Braving the karaoke bars of Japan was the first step in Lachie Hart’s career as a beef exporter. Sent by his father to learn the family business, the then 18 year old Lachie quickly developed important relationships with his customers. ‘I’d just finished school and he said this is going to be your industry, your market, your company, you need to go and meet some Japanese’, Lachie says.
Lachie is now Managing Director and Chief Executive Officer of Darling Downs-based Kirwee Lot Feeders, the company his parents founded in 1973. In that year, Lachie’s father, a director of a meat company, travelled to Japan to learn about international markets. He saw the huge potential and started exporting premium beef to Japan. Now, the family-owned company is selling its products in Japan and 17 other countries around the world.

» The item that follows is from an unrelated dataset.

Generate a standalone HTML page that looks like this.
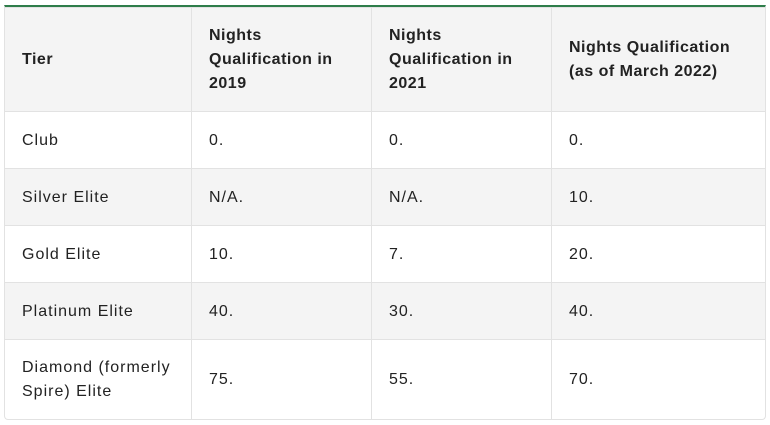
<!DOCTYPE html>
<html><head><style>
body{margin:0;background:#fff;width:770px;height:425px;overflow:hidden;font-family:"Liberation Sans",sans-serif;}
.wrap{position:absolute;left:4px;top:5px;width:762px;height:415px;border:1px solid #e2e2e2;border-top:2px solid #2e7d4a;border-radius:0 0 4px 4px;box-sizing:border-box;overflow:hidden}
table{border-collapse:collapse;width:762px;table-layout:fixed;margin-left:-1px}
td,th{border:1px solid #e2e2e2;text-align:left;vertical-align:middle;padding:1px 0 0 17px;font-size:16px;color:#222;}
th{font-weight:bold;line-height:24px;background:#f4f4f4;height:102px;letter-spacing:0.5px}
td{letter-spacing:1px}
tr:nth-child(odd) td{background:#f4f4f4}
td{height:55px}
</style></head><body>
<div class="wrap"><table>
<colgroup><col style="width:187px"><col style="width:180px"><col style="width:180px"><col style="width:215px"></colgroup>
<tr><th>Tier</th><th>Nights<br>Qualification in<br>2019</th><th>Nights<br>Qualification in<br>2021</th><th>Nights Qualification<br>(as of March 2022)</th></tr>
<tr><td>Club</td><td>0.</td><td>0.</td><td>0.</td></tr>
<tr><td>Silver Elite</td><td>N/A.</td><td>N/A.</td><td>10.</td></tr>
<tr><td>Gold Elite</td><td>10.</td><td>7.</td><td>20.</td></tr>
<tr><td>Platinum Elite</td><td>40.</td><td>30.</td><td>40.</td></tr>
<tr><td style="height:78px;line-height:24px">Diamond (formerly<br>Spire) Elite</td><td>75.</td><td>55.</td><td>70.</td></tr>
</table></div>
</body></html>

Australia’s clean, green image for quality produce helps Lachie tap into the rapidly expanding Asian middle class market. ‘What we produce here is so strongly supported by brand Australia…It’s not just beef, it’s dairy. It’s all sorts of products that we produce in Australia. That clean and green image is a very strong factor that we promote’, he says.
If you just look at the megatrends that are occurring around the world, the increase in population particularly on our doorstep, in Southeast Asia, in North Asia...There is going to be an enormous demand for food…
‘It's a really exciting time to be part of the agricultural industry’, Lachie says. ‘If you just look at the megatrends that are occurring around the world, the increase in population particularly on our doorstep, in Southeast Asia, in North Asia. You've seen the increase in the net wealth of those economies as well. There is going to be an enormous demand for food and certainly a strong demand for protein as well’, he says.
He says that free trade agreements, including the Japan – Australia Economic Partnership Agreement, have created terrific opportunities for Australian beef exporters. They have ‘…enabled us to establish the markets, the relationships in those markets, but then more importantly to compete against other nations from around the world into that particular market’, Lachie says. In 2016 alone, Lachie’s company saw a 34 per cent increase in their volume of sales to the Japanese market.
Lachie describes how communities are being developed and re-developed because of the growth in the agricultural sector in Australia. ‘If you just drive through Toowoomba you just see this massive growth and expansion, and it's all because of the agricultural communities and the industries that it's supporting.'
After all these years, Lachie is thankful to his father for urging him to travel to Japan. ‘He was probably one of the best teachers when it came to educating me about how to do business with people across our shores…He said ‘don't make the same mistake I did. Go to Japan, learn the language, that way you'll get to understand them a lot better’, and that's what I did’, Lachie says.